Berg pulls the mother of all documentary tropes — getting the guilty monster at the core of her controversy to not only cooperate with the film but to virtually assist in its making. Gaining the complicity of the morality-challenged makes for jaw-dropping cinema, just as it has since 1975′s “The California Reich” and its dumbfounded portrait of all-American neo-Nazis. Why would these people — be they pedophiles, politicians, fascists or just plain assholes — consent to a documentary crew shining a camera light on their actions? Perhaps it’s ego, or perhaps they often assume the default power of the Stockholm syndrome, which did in fact muddy the inquisitive waters, for example, of Ellen Perry’s “The Fall of Fujimori,” enjoying as it did hanging in exiled plutocrat Alberto Fujimori’s limo a little too much. But that’s the exception, and even Perry’s film emerged as something Fujimori, if he didn’t already have far larger problems, should have regretted.

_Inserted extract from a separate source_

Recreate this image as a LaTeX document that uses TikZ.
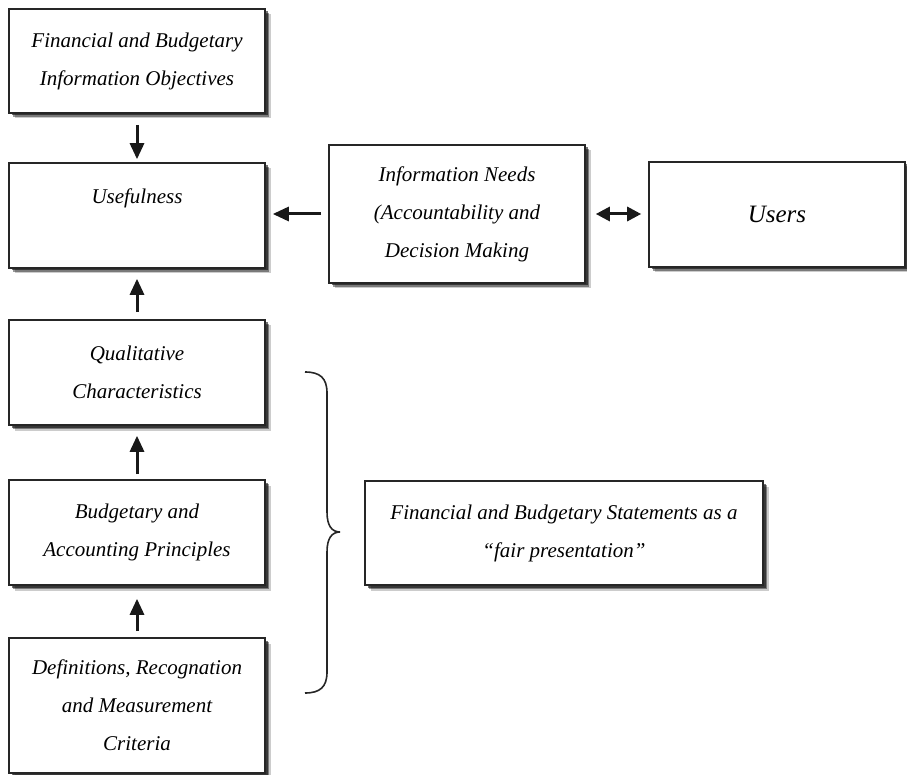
\documentclass[tikz,border=0pt]{standalone}
\usepackage{fontspec}
\setmainfont{Liberation Serif}
\usetikzlibrary{arrows.meta,shadows}
\begin{document}
\begin{tikzpicture}[x=1pt,y=-1pt,
  box/.style={draw=black!85, line width=1.6pt, fill=white, rectangle,
    minimum width=256pt, inner sep=2pt, align=center,
    font=\fontsize{21}{38}\selectfont\itshape,
    drop shadow={shadow xshift=5.5pt, shadow yshift=-5.5pt, fill=black, opacity=0.2},
    drop shadow={shadow xshift=4pt, shadow yshift=-4pt, fill=black, opacity=0.4},
    drop shadow={shadow xshift=2.5pt, shadow yshift=-2.5pt, fill=black, opacity=0.55}},
  arr/.style={line width=3pt, draw=black!90, -{Triangle[length=16pt,width=14pt]}},
  darr/.style={line width=3pt, draw=black!90, {Triangle[length=14pt,width=14pt]}-{Triangle[length=14pt,width=14pt]}},
  brace/.style={line width=1.6pt, draw=black!85}]
\useasboundingbox (0,0) rectangle (907,775);

\node[box, minimum height=104pt] (obj) at (137,61) {Financial and Budgetary\\Information Objectives};
\node[box, minimum height=105pt] (use) at (137,215.5) {Usefulness\\\mbox{}};
\node[box, minimum height=138pt] (need) at (457,214) {Information Needs\\(Accountability and\\Decision Making};
\node[box, minimum height=105pt, font=\fontsize{25}{38}\selectfont\itshape] (users) at (777,214.5) {Users};
\node[box, minimum height=105pt] (qual) at (137,372.5) {Qualitative\\Characteristics};
\node[box, minimum height=105pt] (bud) at (137,532.5) {Budgetary and\\Accounting Principles};
\node[box, minimum height=135pt] (def) at (137,705.5) {Definitions, Recognation\\and Measurement\\Criteria};
\node[box, minimum width=398pt, minimum height=104pt] (stat) at (564,533) {Financial and Budgetary Statements as a\\``fair presentation''};

\draw[arr, shorten <=11pt, shorten >=3pt] (obj) -- (use);
\draw[arr, shorten <=7pt, shorten >=7pt] (need.west) -- (need.west -| use.east);
\draw[darr, shorten <=10pt, shorten >=7pt] (need.east) -- (need.east -| users.west);
\draw[arr, shorten <=7pt, shorten >=10pt] (qual) -- (use);
\draw[arr, shorten <=5pt, shorten >=10pt] (bud) -- (qual);
\draw[arr, shorten <=6pt, shorten >=13pt] (def) -- (bud);

\draw[brace] (305,372) .. controls (320,372) and (327,378) .. (327,393)
  -- (327,512) .. controls (327,526) and (332,532) .. (340,532)
  .. controls (332,532) and (327,538) .. (327,552)
  -- (327,672) .. controls (327,687) and (320,693) .. (305,693);
\end{tikzpicture}
\end{document}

In Berg’s remarkable film, the still-at-large ex-priest Oliver O’Grady speaks frankly and even engagingly about his sexual hunger for small children, and the literal decades he spent as a working clergyman in California, molesting, raping and sodomizing preadolescents as young as nine months. A kindly, soft-spoken, even leprechaun-ish Irishman, O’Grady is a walking cognitive dissonance — he is in demeanor as far from a sneaky, creepy sex ogre as you could imagine. But there’s no getting around his relaxed shamelessness, or his actions, which are so universally abhorred by every culture on Earth that only within the rotten, power-mad bell jar of the Catholic Church could they be tolerated and even ignored. Which is what happened: Berg’s real story is in tracing exactly how O’Grady’s crimes were covered up by the Church, how he was bounced from parish to nearby parish for years, and how various archbishops — and even the current Pope, in his old administrative role in the Vatican — conspired to minimize the damage O’Grady wrought after the victims began speaking out.

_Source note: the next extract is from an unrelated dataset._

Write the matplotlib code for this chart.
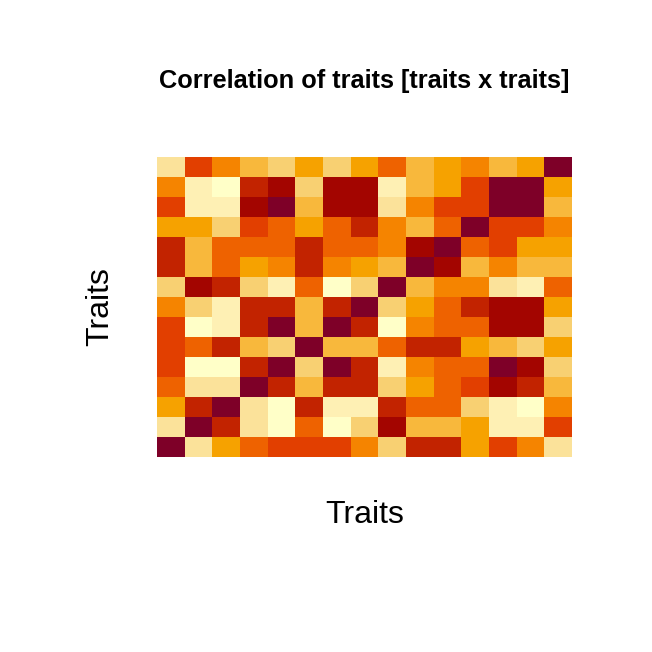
import numpy as np
import matplotlib
matplotlib.use("Agg")
import matplotlib.pyplot as plt
from matplotlib.colors import ListedColormap, BoundaryNorm

# Level of each cell (0 = weakest, 11 = strongest correlation); rows listed top to bottom
levels = [
    [2, 8, 6, 4, 3, 5, 3, 5, 7, 4, 5, 6, 4, 5, 11],
    [6, 1, 0, 9, 10, 3, 10, 10, 1, 4, 5, 8, 11, 11, 5],
    [8, 1, 1, 10, 11, 4, 10, 10, 2, 6, 8, 8, 11, 11, 4],
    [5, 5, 3, 8, 7, 5, 7, 9, 6, 4, 7, 11, 8, 8, 6],
    [9, 4, 7, 7, 7, 9, 7, 7, 6, 10, 11, 7, 8, 5, 5],
    [9, 4, 7, 5, 6, 9, 6, 5, 4, 11, 10, 4, 6, 4, 4],
    [3, 10, 9, 3, 1, 7, 0, 3, 11, 4, 6, 6, 2, 1, 7],
    [6, 3, 1, 9, 9, 4, 9, 11, 3, 5, 7, 9, 10, 10, 5],
    [8, 0, 1, 9, 11, 4, 11, 9, 0, 6, 7, 7, 10, 10, 3],
    [8, 7, 9, 4, 3, 11, 4, 4, 7, 9, 9, 5, 4, 3, 5],
    [8, 0, 0, 9, 11, 3, 11, 9, 1, 6, 7, 7, 11, 10, 3],
    [7, 2, 2, 11, 9, 4, 9, 9, 3, 5, 7, 8, 10, 9, 4],
    [5, 9, 11, 2, 0, 9, 1, 1, 9, 7, 7, 3, 1, 0, 6],
    [2, 11, 9, 2, 0, 7, 0, 3, 10, 4, 4, 5, 1, 1, 8],
    [11, 2, 5, 7, 8, 8, 8, 6, 3, 9, 9, 5, 8, 6, 2],
]

palette = ["#FFFFC8", "#FEF0B4", "#FBE29A", "#F8D072", "#F8B83C", "#F6A200",
           "#F58400", "#EE6200", "#E23F00", "#C22300", "#A30500", "#7E0028"]

title_text = "Correlation of traits [traits x traits]"
xlabel_text = "Traits"
ylabel_text = "Traits"

cmap = ListedColormap(palette)
norm = BoundaryNorm(np.arange(-0.5, len(palette) + 0.5, 1), len(palette))

fig = plt.figure(figsize=(6.52, 6.52), dpi=100)
W = H = 652
ax = fig.add_axes([157 / W, 1 - 457 / H, 415 / W, 300 / H])
data = np.array(levels)
ax.pcolormesh(np.arange(data.shape[1] + 1), np.arange(data.shape[0] + 1),
              data[::-1], cmap=cmap, norm=norm)
ax.set_xlim(0, data.shape[1])
ax.set_ylim(0, data.shape[0])
ax.axis("off")

fig.text(364.5 / W, 1 - 81 / H, title_text, ha="center", va="center",
         fontsize=18.3, fontweight="bold", family="Liberation Sans")
fig.text(364.5 / W, 1 - 515 / H, xlabel_text, ha="center", va="center",
         fontsize=23, family="Liberation Sans")
fig.text(100 / W, 1 - 307 / H, ylabel_text, ha="center", va="center",
         fontsize=23, rotation=90, family="Liberation Sans")

fig.savefig("out.png", dpi=100, facecolor="white")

The gone-public victims, all grown adults now, are appropriately lost in their own landscapes; the father of one, an aging Japanese-American man howling in recrimination, can barely keep the lid clamped on his furnace of rage. But somehow more stinging is the thorough case erected by the filmmaker and various activists (some of them ex-priests) around the utter self-defensive turpitude with which the Catholic Church, at almost every level, behaved in regards to O’Grady and thousands of predators just like him. The Church comes out of the facts bearing the ethical integrity of a corporation grown fat on the ruined lives of its customers — in other words, as demonstratively criminal. Where’s the lawyer bringing it to The Hague?
If O’Grady is mentally ill, it’s in a way science hasn’t really figured out to address yet; we’re far afield from the old ideas of Freudian psychology, represented in the pop consciousness by Frank Perry’s classic 60s indie “David and Lisa” (1962). Nominated for Oscars (as was Berg’s film, 45 years later), “David and Lisa” is old-school, old-book gray-sky melodrama, in which two near-psychotic teenagers in an old-estate sanitarium overcome their inner barriers and connect. Keir Dullea is a wealthy, unbearably snooty anal-compulsive whose social tools are restricted to derision and dashing from the room; Janet Margolin is a chatterbox schizophrenic who must rhyme to prevent sinking into a complete dolorousness. Something of a sensation at the time among sensitive middle-classers, Perry’s film (written by his wife, Eleanor) does date, clearing the feverish, mannered stage where the committed portrayal of mental disturbance ends and sheer, unfettered overacting begins. But it’s exactly that stage that’s interesting today — part Twilight Zone hysteria, part earnest Actors’ Studio “method,” part fashionable psychobabble, the movie is something like an act of healing made in response to Hitchcock’s “Psycho,” released two years earlier. (The sources of both films’ sicknesses are horribly maternal.) Watching it is not unlike viewing the black and white home movies of American cinema’s maturation, from pure and innocent Golden Age dream machine to struggling but hopeful realism of the American New Wave.
“Deliver Us From Evil” (Lionsgate) and “David and Lisa” (Homevision) are now available on DVD.